I couldn’t wait. It had been my dream to visit this ski/mountaineering town just west of Calgary since I first heard about it. The Canadian National Ski Team is based there along with several top domestic squads. Mountains supposedly sprang right up from the town, and I had seen pictures so I knew it wasn’t bull. But come on, I had seen high peaks before, impressive mountain ranges and snow-covered ridges.
But not like Canmore, I thought as I slowly glanced around the following Thursday morning. Anywhere you go in the town, whether on Main Street or up at the nordic centre, there’s an unobstructed 360-degree view that stirs up a very profound appreciation of nature. Not to get all gushy, but it’s that powerful.
At this point, you might think I see the world through slightly rose-colored glasses. (Meet me and you’ll understand why that’s funny.) But seriously, when you go from running along the top of Quebec’s old fortress for a practically aerial view of the city to skiing some of the best-groomed trails in the world (ask anyone) to alpine fields with a gigantic range behind them, it’s hard not to be positive. I call it like I see it, and during my first ski at the Canmore Nordic Centre, I saw several mule deer hanging out on the trail in front of me.
When the races started on Friday, it was back to that same high-energy feeling. “I am feeling very Olympic today,” I thought, quoting my favorite Disney film, Cool Runnings, which was about the 1988 Olympics in Calgary.
(I first remembered the movie when I arrived at the Calgary airport. “It’s not so much the heat, it’s the humidity that’ll kill you,” coach Irv Blitzer said as he led his Jamaican team out of the airport into the blustery cold.

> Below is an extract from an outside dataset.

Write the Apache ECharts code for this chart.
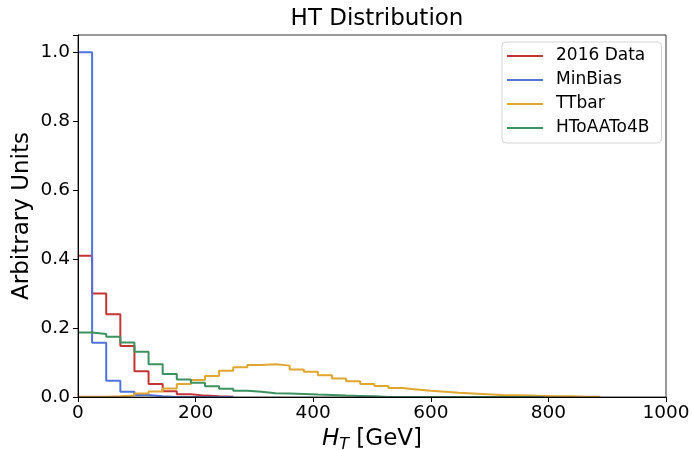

We passed the famous bobsled run and ski jumps on our way to Calgary. So cool.)
As the races played out, I realized they should have the Olympics here. The course was incredibly tough, putting athletes to the test in all disciplines. Conditions were solid and straightforward, which essentially evened the playing field. Racers from several different nations spoke of their affection to Canmore – it was hard, but beautiful.
Race organizers were experienced with three World Cups under their belt since 2005. This year marked the fourth and in 2016, they have another one scheduled in February (and likely again in December 2018), according to chief of competition Mike Norton.
Leaving the nordic centre and Bill Warren Training Centre, where Canada’s top skiers are based, I hoped to return soon. Quebec’s also on the World Cup schedule for February 2016 and is aiming for more races on a shorter rotation after that, so the sense is that the World Cup could more regularly stop in North America in the future.
Sometimes, the most impressive sights are in your own backyard – or the opposite end of your continent – not necessarily across the pond. As someone who loves to travel overseas, that’s important to keep in mind.